A Digital Cascoded Signature Attenuation Countermeasure with Intelligent Malicious Voltage Drop Attack Detector for EM/Power SCA Resilient Parallel AES-256

Computationally secure cryptographic algorithm leaks meaningful side-channel information which can be exploited to extract confidential data. Circuit level countermeasures against power/ EM side channel attack (SCA) like current equalizer [1], series LDO with randomization [2], integrated buck regulator (IBR) [3] had been demonstrated recently providing moderate security (~10M) against Correlational Power/EM attack (CPA/CEMA). Current domain signature attenuation (CDSA) [4] achieved >1B minimum-traces-to-disclosure (MTD) with a single analog technique. Randomized non-linear LDO cascaded with arithmetic countermeasure achieves similar security [5], albeit with combination of two techniques.
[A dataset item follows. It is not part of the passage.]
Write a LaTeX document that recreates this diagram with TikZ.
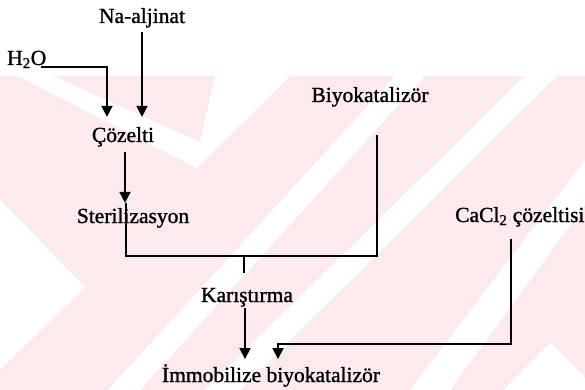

A process-scalable version of [4] achieved ~250M MTD [6] with bleed-RO randomization, and ~20M MTD without it [7]. Cascading this solution with TVTF [6] provided highest security till date. On the other hand, digital friendly NL-DLDO suffers from higher overhead. Arithmetic countermeasure is fully synthesizable, but algorithm specific, cannot be easily ported to another encryption algorithm. In [6], the digital friendly current source (CS) brings the benefit of signature attenuation in digital domain, however, lacks the high attenuation and MTD from Analog Cascode CS in [4]. Most importantly, a dedicated attack on the state-of-the-art (SoA) countermeasures is still left unexplored. This work for the first time explores the possibility of an attack on signature attenuation hardwares using malicious reduction of voltage and utilizes an intelligent attack detector circuit to detect such attacks and adapt to it to guarantee the efficacy of such signature attenuation-based countermeasures. Moreover, an improved digital-friendly cascoded CS is implemented achieving the highest signature attenuation with digital-friendly technique till date, i.e. a ~10x improvement without RO-bleed randomization. A detailed progress of countermeasure along with motivation is presented in Fig. 1. The 65nm CMOS test chip (side figure) consists of a parallel AES-256 encryption engine along with an Intelligent Digital Cascoded Signature Attenuation Circuit (i-DCSAC) as countermeasure and malicious attack detector.